- A strong majority (87%) of analysts hold a Buy or Outperform rating on Micron Technology, with bull targets reaching as high as $1,000.
- Major institutions like Goldman Sachs, Erste Group Bank, and BTIG’s Jonathan Krinsky offer specific, cautious counterpoints.
- Bullish analysts cite sold-out HBM capacity, while skeptics warn of a technically “extreme” rally and looming capital expenditure pressures.
Wall Street’s consensus overwhelmingly favors buying Micron stock in May 2026, yet a vocal minority of prominent analysts urges caution. Consequently, the debate hinges on whether AI-driven demand can outpace the memory sector’s historical boom-bust cycles.

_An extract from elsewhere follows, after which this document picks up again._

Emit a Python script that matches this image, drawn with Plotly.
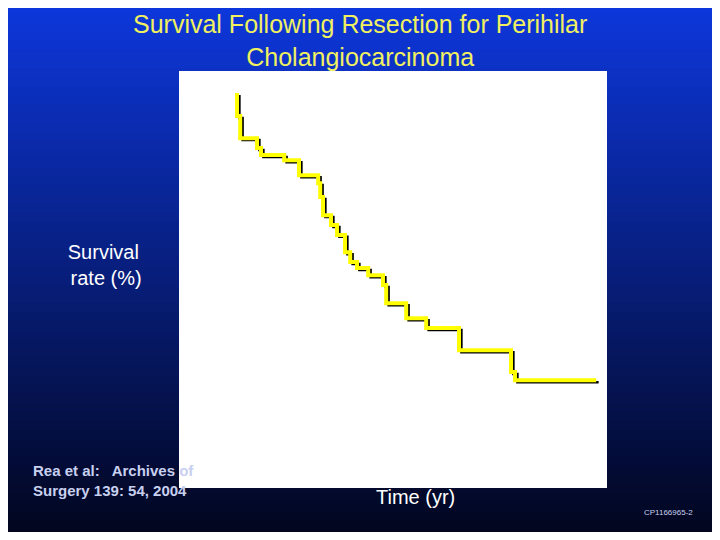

Goldman Sachs analyst James Sheehan maintained a Neutral rating, raising his price target only to $400. Meanwhile, Erste Group Bank downgraded Micron to Hold, citing concerns over massive capital expenditures and potential free cash flow shrinkage.
BTIG’s chief market technician Jonathan Krinsky warned the rally is technically stretched beyond dot-com levels. Krinsky told Yahoo Finance, “We continue to think the memory group of semis is one of the most vulnerable areas of the market for downside reversion.”
The bullish case rests on CEO Sanjay Mehrotra’s assertion that supply will remain short of demand. However, the cautious minority points to a chart showing Micron’s price is over 100% above its 200-day moving average as a risk signal.
Ultimately, investors must decide if they trust this cycle will defy skeptics’ “memory PTSD.” The bullish camp sees sold-out HBM capacity as protection, while Goldman, Erste, and BTIG highlight fundamental and technical risks.